Both new and long-time autoworkers at Fiat Chrysler Automobiles represented by the UAW union will receive wage increases under a new four-year contract if they vote to ratify it in the coming weeks, the Detroit Free Press has learned.
A new tentative agreement between the UAW and Fiat Chrysler would set a new wage range for entry-level workers of more than $17 per hour to more than $25 per hour over a period of several years, according to two sources briefed on the contract who could not be named because the details have yet to be shared with union members. The current wage for entry-level workers starts at $15.78 per hour and tops out at $19.28 over four years.
That means entry-level workers who earn the top wage now would eventually see their hourly wage increase by about 30 percent.
The contract also would give workers hired before 2007 their first raise in 10 years, the people said. Those workers would receive raises in the first and third years of the four-year contract of somewhere between 75 and 84 cents per hour, or by nearly 3 percent.
A third key element of the proposed contract is a new approach to profit-sharing that would give entry-level workers larger profit-sharing payments than workers hired before 2007 if the automaker’s profits pass a certain threshold. The way that threshold would be calculated is unclear.
The new contract also is likely to include a number of other signing bonuses and gains.
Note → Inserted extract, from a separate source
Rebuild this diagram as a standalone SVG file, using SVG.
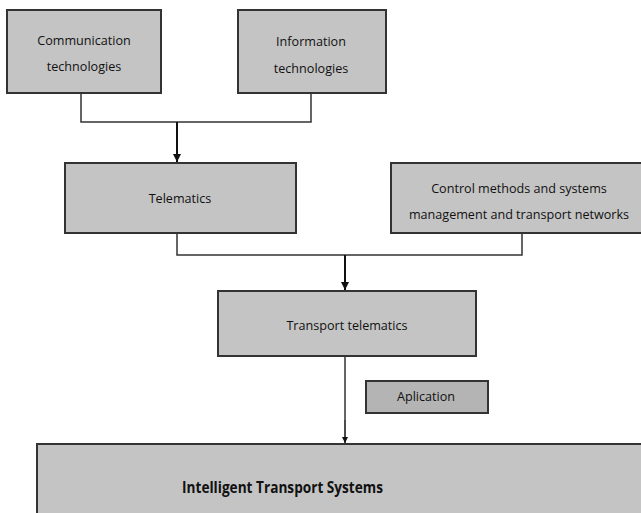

The Free Press has not been able to learn and verify all of the “economic,” or wage and benefit, terms of the agreement.
In 2011, Fiat Chrysler workers received $3,500 ratification bonuses as well as $500 annual performance and quality bonuses and $1,000 annual bonuses based on the performance of individual plants.
Bloomberg News reported Wednesday night that the new contract would pay UAW members $3,000 bonuses if they ratify it. Bloomberg also said the raises that the automaker’s legacy workers receive would increase their average hourly pay to about $30, up from about $28 per hour now.
A spokesman for the UAW declined to comment, and a spokeswoman for Fiat Chrysler also declined to comment.